Si me remito a mi propia experiencia, cada etapa
política que vi iniciar, haya sido la dictadura, la “recuperación” de la
democracia, la economía de un peso igual a un dólar, o bien los gobiernos kirchneristas,
todo terminó mal, casi siempre abruptamente, y no veo por qué la actualidad
quedaría exenta de morder el polvo en un horizonte no tan lejano. Ezequiel
Martínez Estrada decía que los argentinos reparaban un mal viejo con un mal
nuevo, y barrunto que tenía razón. Esto no tiene sentido. Nuestros dilemas no
son de índole económica –por Dios, este es un país rico, no el desierto de
Kalahari–. No, nuestros problemas conciernen a la pésima distribución de la
riqueza y a la conducta incivil, son problemas morales. Codicia, encono,
desconfianza, ambiciones de poder sin fundamento, y mucho temor, tal parecen
ser las constantes de nuestro destino. Sería preciso un inmenso examen de
conciencia colectivo tanto como amenguar el frenesí de la productividad como
único ideal de construir un país, pero eso está fuera de nuestras
posibilidades.
Decís que
las políticas progresistas o populistas suponen una transacción con las
tendencias ineluctables de la historia y así descalifican la posibilidad de una
imaginación diferente.

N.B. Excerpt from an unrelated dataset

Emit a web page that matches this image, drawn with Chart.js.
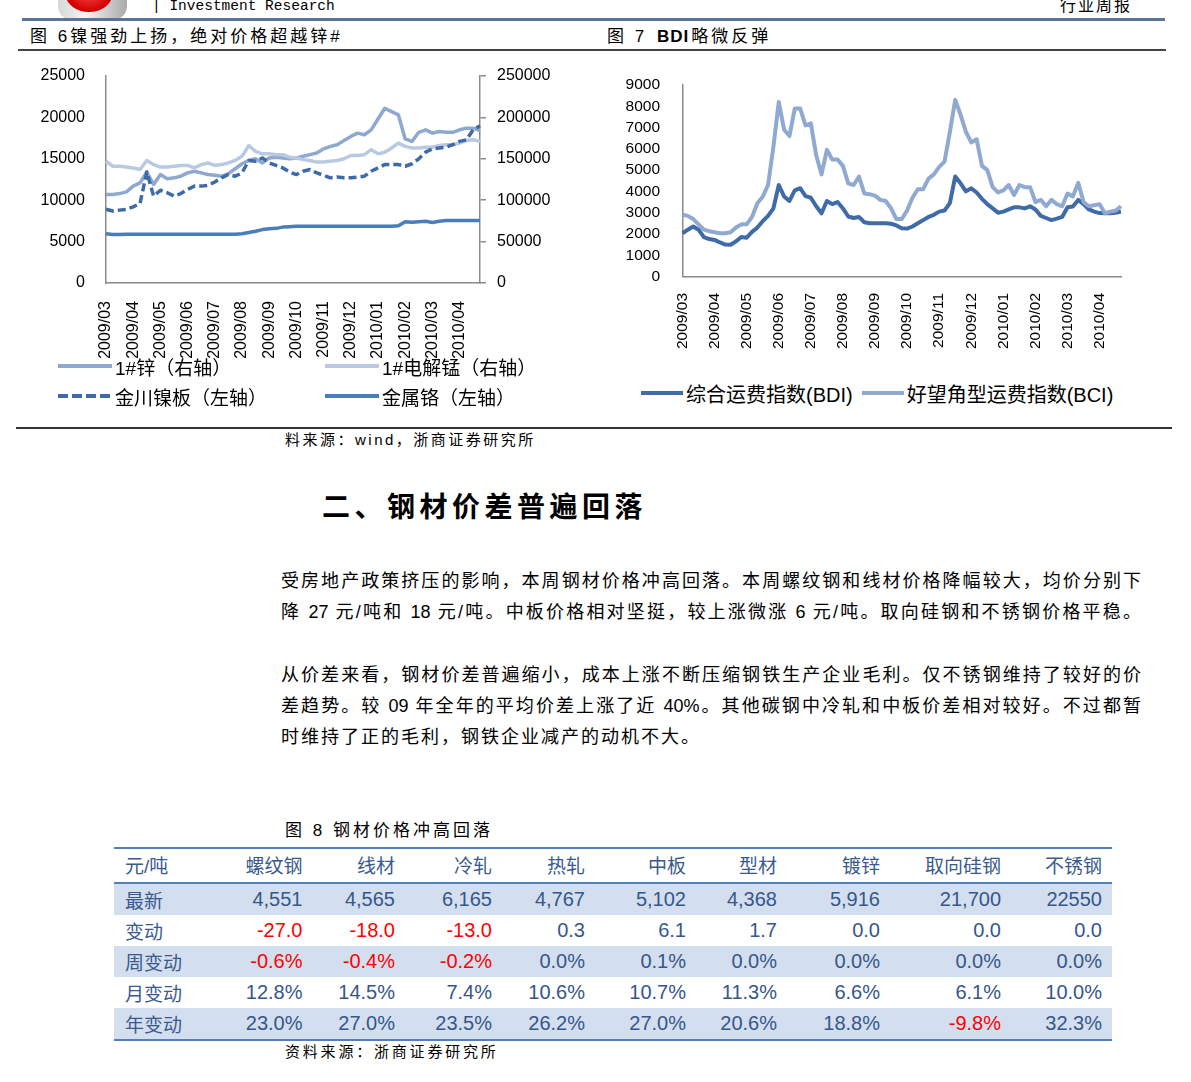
<!DOCTYPE html>
<html>
<head>
<meta charset="utf-8">
<script src="https://cdn.jsdelivr.net/npm/chart.js@4/dist/chart.umd.min.js"></script>
<style>
body{margin:0;width:1191px;height:1082px;position:relative;overflow:hidden;background:#fff;
  font-family:"Liberation Sans","Noto Sans CJK SC",sans-serif;color:#000}
.abs{position:absolute;white-space:nowrap}
.rule{position:absolute}
canvas{position:absolute}
.cap{font-size:17px;line-height:20px;letter-spacing:3px}
.cap b{letter-spacing:1px;margin:0 2px}
.body{position:absolute;left:281px;width:860px;font-size:18px;line-height:24px;white-space:nowrap}
.just{text-align:justify;text-align-last:justify;white-space:normal}
.lg-item{display:flex;align-items:center;white-space:nowrap}
.lg-sw{display:inline-block;height:4px;margin-right:3px}
#lg1{position:absolute;left:58px;top:351px;display:grid;grid-template-columns:267px 267px;grid-auto-rows:30px;font-size:19px}
#lg1 .lg-sw{width:54px}
#lg2{position:absolute;left:641px;top:378px;height:30px;display:flex;gap:9px;font-size:20px}
#lg2 .lg-sw{width:42px}
#tbl{position:absolute;left:114px;top:847px;width:998px;border-collapse:collapse;table-layout:fixed;
  border-top:2px solid #4F81BD;border-bottom:2px solid #4F81BD;color:#36568C}
#tbl th,#tbl td{padding:0 10px 0 0;text-align:right;height:31px;white-space:nowrap}
#tbl th{font-weight:normal;font-size:19px;border-bottom:2px solid #4F81BD;height:30px;color:#3A5A8F;padding-bottom:3px}
#tbl td{font-size:20px}
#tbl td:first-child,#tbl th:first-child{text-align:left;padding-left:11px;font-size:19px;color:#3A5A8F}
#tbl tr.sh td{background:#D3DFEE}
.neg{color:#FF0000}
</style>
</head>
<body>

<!-- page header -->
<div class="abs" style="left:58px;top:-30px;width:69px;height:50px;border-radius:14px;background:linear-gradient(90deg,#d8d8d8,#f4f4f4 40%,#a9a9a9)"></div>
<div class="abs" style="left:66px;top:-22px;width:46px;height:34px;border-radius:50%;background:radial-gradient(circle at 50% 30%,#ff5a5a,#d30000 70%)"></div>
<div class="abs" style="left:152px;top:-3px;font-family:'Liberation Mono',monospace;font-size:14.5px;line-height:18px">| Investment Research</div>
<div class="abs" style="left:1060px;top:-3px;font-size:16px;line-height:18px;letter-spacing:2px">行业周报</div>
<div class="rule" style="left:22px;top:18px;width:1143px;height:3px;background:#5A7397"></div>

<div class="abs cap" style="left:30px;top:27px">图 6镍强劲上扬，绝对价格超越锌#</div>
<div class="abs cap" style="left:607px;top:27px">图 7 <b>BDI</b>略微反弹</div>
<div class="rule" style="left:18px;top:49px;width:1148px;height:2px;background:#444"></div>

<canvas id="c1" width="590" height="300" style="left:0;top:61px"></canvas>
<canvas id="c2" width="560" height="300" style="left:600px;top:60px"></canvas>
<div id="lg1"></div>
<div id="lg2"></div>

<div class="rule" style="left:16px;top:427px;width:1156px;height:1.5px;background:#333"></div>
<div class="abs" style="left:285px;top:430px;font-size:15px;line-height:20px;letter-spacing:2.5px">料来源：wind，浙商证券研究所</div>

<div class="abs" style="left:322px;top:490px;font-size:28px;line-height:36px;font-weight:bold;letter-spacing:4.5px">二、钢材价差普遍回落</div>

<div class="body just" style="top:569px">受房地产政策挤压的影响，本周钢材价格冲高回落。本周螺纹钢和线材价格降幅较大，均价分别下</div>
<div class="body just" style="top:600px">降 27 元/吨和 18 元/吨。中板价格相对坚挺，较上涨微涨 6 元/吨。取向硅钢和不锈钢价格平稳。</div>
<div class="body just" style="top:663px">从价差来看，钢材价差普遍缩小，成本上涨不断压缩钢铁生产企业毛利。仅不锈钢维持了较好的价</div>
<div class="body just" style="top:694px">差趋势。较 09 年全年的平均价差上涨了近 40%。其他碳钢中冷轧和中板价差相对较好。不过都暂</div>
<div class="body" style="top:725px;letter-spacing:2px">时维持了正的毛利，钢铁企业减产的动机不大。</div>

<div class="abs" style="left:285px;top:821px;font-size:17px;line-height:20px;letter-spacing:3px">图 8 钢材价格冲高回落</div>
<table id="tbl">
<colgroup>
<col style="width:100px"><col style="width:98.5px"><col style="width:92.5px"><col style="width:97px"><col style="width:93px">
<col style="width:101px"><col style="width:91px"><col style="width:103px"><col style="width:121px"><col style="width:101px">
</colgroup>
<thead><tr id="thead"></tr></thead>
<tbody id="tbody"></tbody>
</table>
<div class="abs" style="left:285px;top:1042px;font-size:15px;line-height:20px;letter-spacing:2.8px">资料来源：浙商证券研究所</div>

<script>
// ---- figure 6: metal prices, weekly, 2009/03 - 2010/04 ----
const months = ['2009/03','2009/04','2009/05','2009/06','2009/07','2009/08','2009/09',
                '2009/10','2009/11','2009/12','2010/01','2010/02','2010/03','2010/04'];

// right axis
const zinc = [107000,107000,108000,110000,117000,121000,134000,119000,131000,126000,
              127000,129000,133000,135000,133000,131000,130000,129000,132000,138000,
              144000,148000,150000,145000,151000,152000,151000,150000,151000,153000,
              155000,157000,162000,165000,167000,172000,177000,181000,179000,185000,
              198000,211000,207000,203000,174000,171000,182000,185000,181000,183000,
              182000,182000,185000,187000,187000,184000];
const manganese = [147000,141000,141000,140000,139000,137000,148000,143000,140000,140000,
                   141000,142000,142000,139000,143000,145000,142000,143000,145000,148000,
                   153000,166000,159000,156000,156000,155000,155000,152000,151000,149000,
                   148000,146000,146000,147000,148000,150000,154000,154000,155000,161000,
                   156000,158000,163000,169000,165000,163000,163000,164000,164000,166000,
                   167000,167000,169000,172000,173000,171000];
// left axis
const nickel = [8900,8700,8800,8900,9200,9600,13400,10500,11200,10900,
                10500,10800,11300,11700,11700,11800,12200,12700,13100,12900,
                13300,14800,14700,15100,14500,14200,13900,13400,13100,13500,
                13700,13300,13000,12700,12800,12700,12700,12800,12900,13500,
                13900,14300,14300,14300,14100,14400,15000,15800,16200,16300,
                16400,16700,17100,17300,18500,19000];
const chrome = [5950,5850,5850,5900,5900,5900,5900,5900,5900,5900,
                5900,5900,5900,5900,5900,5900,5900,5900,5900,5900,
                5950,6100,6250,6450,6550,6600,6750,6800,6850,6850,
                6850,6850,6850,6850,6850,6850,6850,6850,6850,6850,
                6850,6850,6850,6900,7400,7350,7400,7450,7300,7450,
                7550,7550,7550,7550,7550,7550];
const leftTicks = [0,5000,10000,15000,20000,25000];
const rightTicks = [0,50000,100000,150000,200000,250000];

// ---- figure 7: BDI / BCI ----
const bdi = [2030,2200,2350,2200,1850,1760,1720,1600,1500,1490,
             1650,1860,1820,2100,2300,2600,2850,3200,4300,3760,
             3550,4050,4150,3780,3700,3300,2970,3550,3400,3500,
             3200,2820,2750,2800,2550,2500,2500,2500,2500,2480,
             2400,2270,2250,2350,2500,2650,2800,2900,3050,3100,
             3450,4700,4380,4000,4150,3950,3650,3400,3200,3000,
             3050,3150,3250,3250,3200,3300,3150,2850,2750,2650,
             2720,2800,3250,3290,3600,3400,3150,3050,2980,2970,
             2970,3000,3050];
const bci = [2900,2850,2700,2450,2200,2130,2080,2030,2030,2080,
             2300,2450,2450,2800,3440,3750,4300,6100,8200,6900,
             6600,7900,7900,7100,7200,5700,4800,5950,5500,5500,
             5200,4380,4300,4700,3900,3870,3800,3600,3550,3200,
             2700,2700,3100,3700,4100,4100,4600,4800,5150,5400,
             6800,8300,7600,6800,6300,6450,5200,5000,4200,3950,
             4050,4300,3830,4300,4200,4200,3500,3600,3300,3600,
             3400,3300,3900,3760,4400,3500,3300,3350,3400,2970,
             3050,3100,3300];
const bdiTicks = [0,1000,2000,3000,4000,5000,6000,7000,8000,9000];

// ---- figure 8: steel price table ----
const products = ['螺纹钢','线材','冷轧','热轧','中板','型材','镀锌','取向硅钢','不锈钢'];
const latest = ['4,551','4,565','6,165','4,767','5,102','4,368','5,916','21,700','22550'];
const change = [-27.0,-18.0,-13.0,0.3,6.1,1.7,0.0,0.0,0.0];
const weekPct = [-0.6,-0.4,-0.2,0.0,0.1,0.0,0.0,0.0,0.0];
const monthPct = [12.8,14.5,7.4,10.6,10.7,11.3,6.6,6.1,10.0];
const yearPct = [23.0,27.0,23.5,26.2,27.0,20.6,18.8,-9.8,32.3];

Chart.defaults.font.family = "'Liberation Sans', 'Noto Sans CJK SC', sans-serif";
Chart.defaults.color = '#000';

const axisGrey = '#8a8a8a';

// fixed axis sizes, and no extra label padding pushed into the layout
function fixWidth(w){
    return function(scale){ scale.width = w; scale.paddingTop = 0; scale.paddingBottom = 0; };
}
function fixHeight(h){
    return function(scale){ scale.height = h; scale.paddingLeft = 0; scale.paddingRight = 0; };
}

function monthLabels(n, perMonth){
    let out = [];
    for (let i = 0; i < n; i++) out.push(months[Math.floor(i / perMonth)]);
    return out;
}

function xAxis(perMonth, h, pad, size){
    return {
        type: 'category',
        offset: false,
        grid: {display: false, drawTicks: false},
        border: {display: true, color: axisGrey, width: 1.5},
        afterFit: fixHeight(h),
        ticks: {
            autoSkip: false, minRotation: 90, maxRotation: 90, padding: pad,
            font: {size: size},
            callback: function(val, idx){
                return idx % perMonth === 0 ? this.getLabelForValue(val) : '';
            }
        }
    };
}

const c1 = new Chart(document.getElementById('c1'), {
    type: 'line',
    data: {
        labels: monthLabels(zinc.length, 4),
        datasets: [
            {label: '1#锌（右轴）', data: zinc, yAxisID: 'yR', borderColor: '#8FA8D0', order: 4},
            {label: '1#电解锰（右轴）', data: manganese, yAxisID: 'yR', borderColor: '#BAC9E2', order: 3},
            {label: '金川镍板（左轴）', data: nickel, yAxisID: 'yL', borderColor: '#3E6BA8', borderDash: [8, 4], order: 2},
            {label: '金属铬（左轴）', data: chrome, yAxisID: 'yL', borderColor: '#4A7EBB', order: 1}
        ]
    },
    options: {
        responsive: false,
        animation: false,
        devicePixelRatio: 1,
        layout: {padding: {top: 15, left: 0, right: 0, bottom: 0}},
        elements: {point: {radius: 0}, line: {borderWidth: 3.5, tension: 0, borderJoinStyle: 'round'}},
        plugins: {legend: {display: false}, tooltip: {enabled: false}},
        scales: {
            x: xAxis(4, 78, 18, 16),
            yL: {
                position: 'left', min: 0, max: 25000,
                afterFit: fixWidth(106),
                afterBuildTicks: function(s){ s.ticks = leftTicks.map(v => ({value: v})); },
                grid: {display: false, drawTicks: false},
                border: {display: true, color: axisGrey, width: 1.5},
                ticks: {padding: 21, autoSkip: false, font: {size: 16}, callback: v => String(v)}
            },
            yR: {
                position: 'right', min: 0, max: 250000,
                afterFit: fixWidth(110),
                afterBuildTicks: function(s){ s.ticks = rightTicks.map(v => ({value: v})); },
                grid: {display: true, drawOnChartArea: false, drawTicks: true, tickLength: 6, color: axisGrey, lineWidth: 1.5},
                border: {display: true, color: axisGrey, width: 1.5},
                ticks: {padding: 11, autoSkip: false, font: {size: 16}, callback: v => String(v)}
            }
        }
    }
});

const c2 = new Chart(document.getElementById('c2'), {
    type: 'line',
    data: {
        labels: monthLabels(bdi.length, 6),
        datasets: [
            {label: '综合运费指数(BDI)', data: bdi, borderColor: '#3F6CA8', order: 2},
            {label: '好望角型运费指数(BCI)', data: bci, borderColor: '#8FA9D0', order: 1}
        ]
    },
    options: {
        responsive: false,
        animation: false,
        devicePixelRatio: 1,
        layout: {padding: {top: 25, left: 0, right: 39, bottom: 0}},
        elements: {point: {radius: 0}, line: {borderWidth: 4, tension: 0, borderJoinStyle: 'round'}},
        plugins: {legend: {display: false}, tooltip: {enabled: false}},
        scales: {
            x: xAxis(6, 83.5, 16.5, 15.5),
            y: {
                min: 0, max: 9000,
                afterFit: fixWidth(82.5),
                afterBuildTicks: function(s){ s.ticks = bdiTicks.map(v => ({value: v})); },
                ticks: {padding: 22.5, autoSkip: false, font: {size: 15.5}, callback: v => String(v)},
                grid: {display: false, drawTicks: false},
                border: {display: true, color: axisGrey, width: 1.5}
            }
        }
    }
});

// html legends built from the chart datasets
function buildLegend(el, chart, order){
    order.forEach(function(i){
        const ds = chart.data.datasets[i];
        const item = document.createElement('div');
        item.className = 'lg-item';
        const sw = document.createElement('span');
        sw.className = 'lg-sw';
        if (ds.borderDash) {
            sw.style.background = 'repeating-linear-gradient(to right,' + ds.borderColor + ' 0 10px, transparent 10px 14px)';
        } else {
            sw.style.background = ds.borderColor;
        }
        item.appendChild(sw);
        item.appendChild(document.createTextNode(ds.label));
        el.appendChild(item);
    });
}
buildLegend(document.getElementById('lg1'), c1, [0, 1, 2, 3]);
buildLegend(document.getElementById('lg2'), c2, [0, 1]);

// table
const head = document.getElementById('thead');
['元/吨'].concat(products).forEach(function(t){
    const th = document.createElement('th');
    th.textContent = t;
    head.appendChild(th);
});
const rows = [
    ['最新', latest, v => v],
    ['变动', change, v => v.toFixed(1)],
    ['周变动', weekPct, v => v.toFixed(1) + '%'],
    ['月变动', monthPct, v => v.toFixed(1) + '%'],
    ['年变动', yearPct, v => v.toFixed(1) + '%']
];
const body = document.getElementById('tbody');
rows.forEach(function(r, k){
    const tr = document.createElement('tr');
    if (k % 2 === 0) tr.className = 'sh';
    const td0 = document.createElement('td');
    td0.textContent = r[0];
    tr.appendChild(td0);
    r[1].forEach(function(v){
        const td = document.createElement('td');
        td.textContent = r[2](v);
        if (typeof v === 'number' && v < 0) td.className = 'neg';
        tr.appendChild(td);
    });
    body.appendChild(tr);
});
</script>
</body>
</html>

Ninguna tradición política logró desarmar esta dinámica,
ni el socialismo, ni el radicalismo ni el peronismo. ¿Por qué persiste el
peronismo, si es que pensamos que aún persiste?
Quién sabe, quizás la cohesión social de los
argentinos sea bastante más ficticia de lo que se cree, y por eso el Estado
funciona aquí a modo de imán, un aparato de contención que por un tiempo mantiene
una precaria realidad de orden y contento. En todo caso, el peronismo persiste
porque su diseño es el del mandala, al cual se puede ingresar y salir por todos
los lados, y de ese modo reorganiza las energías políticas inorgánicas siempre
prestas a desbocarse. Por otra parte, el signo del peronismo es la
metamorfosis, es cambiante, improvisa, se cristaliza, disgrega y vuelve a
reinventarse. Puede hacerlo porque supera en fantasía a cualquier otra
imaginación política existente en el país, al menos hasta el momento.
En tus
textos anuncias que esos objetos que hacen cómoda a la vida cotidiana son
inseparables de una apología de la muerte. Haces un inventario del correlato
entre invento técnico y masacres, esclavización de poblaciones y desmadre ecológico.
¿Cómo es esto?
A
nadie le gusta admitir la íntima simbiosis entre invención técnica, guerra y
control. Pero siempre ha ocurrido. Un tren transporta pasajeros o bien cañones
al frente de batalla, el cable submarino mensajes de salutación u órdenes de
batalla, el teleobjetivo apunta al enemigo o fotografía el paisaje, los rasgos
de una selfie permiten el acceso a un cajero automático tanto como le advierten
a un dron que ya es hora de bombardear. Para conquistar el África se necesitó
la quinina tanto como el fusil ametralladora, eran inescindibles. Cabe recordar
que la invención de la goma de caucho para las bicicletas produjo el exterminio
de tres o cuatro millones de personas en el Congo belga, así como la de miles y
miles en la frontera entre Perú y Colombia, y eso mismo está sucediendo en el
Congo actual con la explotación de ese mineral “estratégico”, el coltan, sin el
cual la telefonía celular no existiría. Vale la pena releer el libro de José
Eustaquio Rivera, La vorágine, un
clásico de la literatura americana, para enterarse. O bien el de Conrad, El corazón de las tinieblas. Estas cosas
no salen en los noticieros. Tampoco entonces.